LONDON – Testifying recently before a United States congressional committee, former Federal Reserve Chairman Alan Greenspan said that the recent financial meltdown had shattered his “intellectual structure.” I am keen to understand what he meant.
Since I have had no opportunity to ask him, I have to rely on his memoirs, The Age of Turbulence , for clues. But that book was published in 2007 – before, presumably, his intellectual structure fell apart.
In his memoirs, Greenspan revealed that his favorite economist was Joseph Schumpeter, inventor of the concept of “creative destruction.” In Greenspan’s summary of Schumpeter’s thinking, a “market economy will incessantly revitalize itself from within by scrapping old and failing businesses and then reallocating resources to newer, more productive ones.” Greenspan had seen “this pattern of progress and obsolescence repeat over and over again.”

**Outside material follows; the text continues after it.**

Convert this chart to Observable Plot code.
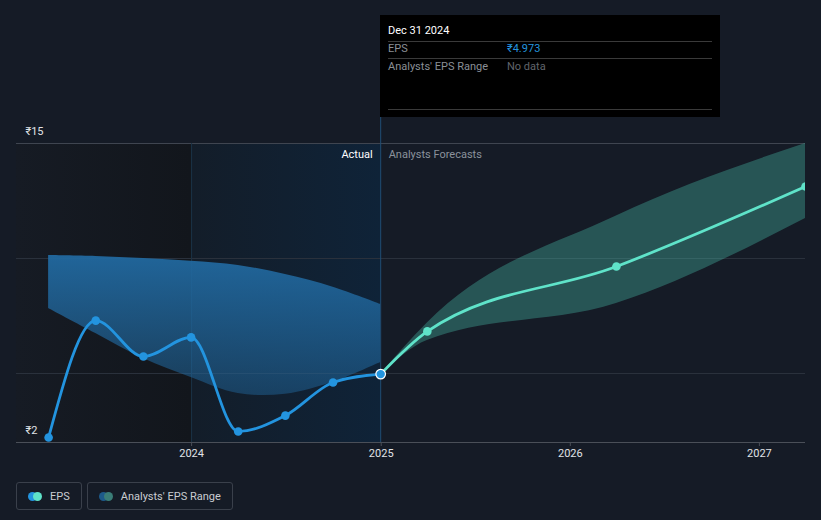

Capitalism advanced the human condition, said Schumpeter, through a “perennial gale of creative destruction,” which he likened to a Darwinian process of natural selection to secure the “survival of the fittest.” As Greenspan tells it, the “rougher edges” of creative destruction were legislated away by Franklin Roosevelt’s New Deal, but after the wave of de-regulation of the 1970’s, America recovered much of its entrepreneurial, risk-taking ethos. As Greenspan notes, it was the dot-com boom of the 1990’s that “finally gave broad currency to Schumpeter’s idea of creative destruction.”